Shocking instances continue to surface of village panchayat presidents being made to sit on the floor or wait outside the door while the non-dalit vice-presidents conduct the meetings. “During 2006-11, when I was rural development secretary and the present CM (M K Stalin) was minister for rural development and local administration, we issued instructions to district collectors to have meetings with all the SC/ST village panchayat presidents, ask them if they are being ill-treated in any way, and take stringent action,” said Shetty. The problem was resolved then, but it keeps rearing its ugly head, he said.
“Yes, nothing has changed on the ground.
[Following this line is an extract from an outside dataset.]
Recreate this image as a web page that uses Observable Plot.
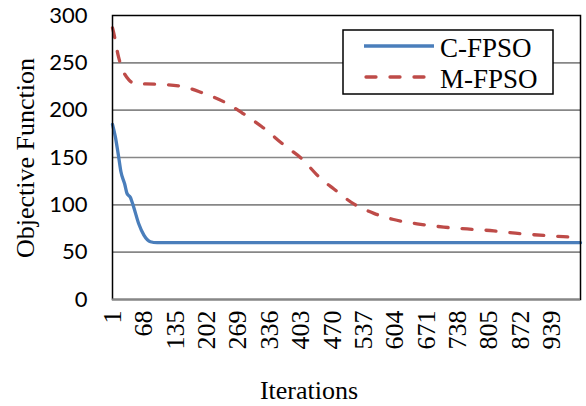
<!DOCTYPE html>
<html><head><meta charset="utf-8">
<script src="https://cdn.jsdelivr.net/npm/d3@7"></script>
<script src="https://cdn.jsdelivr.net/npm/@observablehq/plot@0.6"></script>
<style>
body{margin:0;background:#fff}
#wrap{position:relative;width:586px;height:406px;overflow:hidden}
#wrap svg{position:absolute;left:0;top:0}
g[aria-label="x-axis tick label"]{font-size:26px;font-family:"Liberation Serif",serif}
g[aria-label="y-axis tick label"]{font-size:22px;font-family:Lato,sans-serif}
</style>
</head><body><div id="wrap"></div>
<script>
const seriesNames = ["C-FPSO", "M-FPSO"];
const xTitle = "Iterations";
const yTitle = "Objective Function";
const xTicks = [1, 68, 135, 202, 269, 336, 403, 470, 537, 604, 671, 738, 805, 872, 939];
const yTicks = [0, 50, 100, 150, 200, 250, 300];

const iterC = [1, 7, 14, 19, 27, 32, 39, 46, 57, 68, 82, 96, 1000];
const valC  = [185, 172, 151, 135, 122, 112, 108, 98, 80, 68, 61, 60, 60];

const iterM = [1, 3, 14, 20, 36, 50, 93, 150, 192, 242, 278, 320, 370, 402, 445, 473, 516, 559, 601, 651, 708, 758, 815, 872, 929, 985, 1000];
const valM  = [287, 283, 256, 246, 232, 228, 227.5, 225, 218.5, 208, 197, 182.5, 162, 150, 128, 117, 101, 91, 84.5, 80, 76.5, 74.5, 72.5, 69.5, 67.5, 66, 66];

const colors = ["#4A7EBB", "#BE4B48"];
const dash = "10,14";

const cData = iterC.map((d, i) => ({iter: d, val: valC[i]}));
const mData = iterM.map((d, i) => ({iter: d, val: valM[i]}));

const chart = Plot.plot({
  width: 586, height: 406,
  marginLeft: 112, marginRight: 6, marginTop: 15, marginBottom: 107,
  style: {background: "#fff", color: "#000", overflow: "visible"},
  x: {domain: [1, 1000]},
  y: {domain: [0, 300]},
  marks: [
    Plot.ruleY(yTicks.filter(v => v > 0 && v < 300), {stroke: "#878787", strokeWidth: 1.7}),
    Plot.axisY({ticks: yTicks, tickSize: 0, tickPadding: 25, fontSize: 22, fontFamily: "Lato", label: null}),
    Plot.axisX({ticks: xTicks, tickSize: 0, tickPadding: 11, tickRotate: -90, fontSize: 26, fontFamily: "Liberation Serif", label: null, tickFormat: d => String(d)}),
    Plot.line(cData, {x: "iter", y: "val", stroke: colors[0], strokeWidth: 3.3, curve: "monotone-x"}),
    Plot.line(mData, {x: "iter", y: "val", stroke: colors[1], strokeWidth: 3.3, strokeDasharray: dash, strokeLinecap: "round", curve: "monotone-x"}),
    Plot.frame({stroke: "#000", strokeWidth: 1.5}),
    Plot.ruleY([0], {stroke: "#878787", strokeWidth: 2})
  ]
});
const wrap = document.getElementById("wrap");
wrap.appendChild(chart);

const ns = "http://www.w3.org/2000/svg";
const ov = document.createElementNS(ns, "svg");
ov.setAttribute("width", 586); ov.setAttribute("height", 406);
ov.style.pointerEvents = "none";
ov.innerHTML = `
<g style="font-family:'Liberation Serif','Times New Roman',serif;font-size:26px" fill="#000">
  <rect x="343" y="30" width="210" height="64" fill="#fff" stroke="#000" stroke-width="1.5"/>
  <line x1="364" x2="434" y1="46" y2="46" stroke="${colors[0]}" stroke-width="3.3"/>
  <line x1="366" x2="434" y1="77" y2="77" stroke="${colors[1]}" stroke-width="3.3" stroke-dasharray="${dash}" stroke-linecap="round"/>
  <text x="440" y="57" style="font-size:27px">${seriesNames[0]}</text>
  <text x="440" y="88" style="font-size:27px">${seriesNames[1]}</text>
  <text x="309" y="399" text-anchor="middle">${xTitle}</text>
  <text transform="translate(34,158) rotate(-90)" text-anchor="middle">${yTitle}</text>
</g>`;
wrap.appendChild(ov);
</script>
</body></html>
Everything is the same,” said P Krishnaveni, 45, who was president of the Thalaiyuthu panchayat in Tirunelveli district from 2006-2011. In June 2013, two men hacked the dalit woman, slicing off her two fingers and an ear, and left her to die. It was to avenge her act of retrieving land they had encroached on so she could build toilets for girls in the village. To her goes the credit for challenging the abhorrent caste prejudice and deep-rooted patriarchal system. But the fingers in each hand that were sutured back are a reminder of the unfinished battle. They continue to ooze pus after all these years.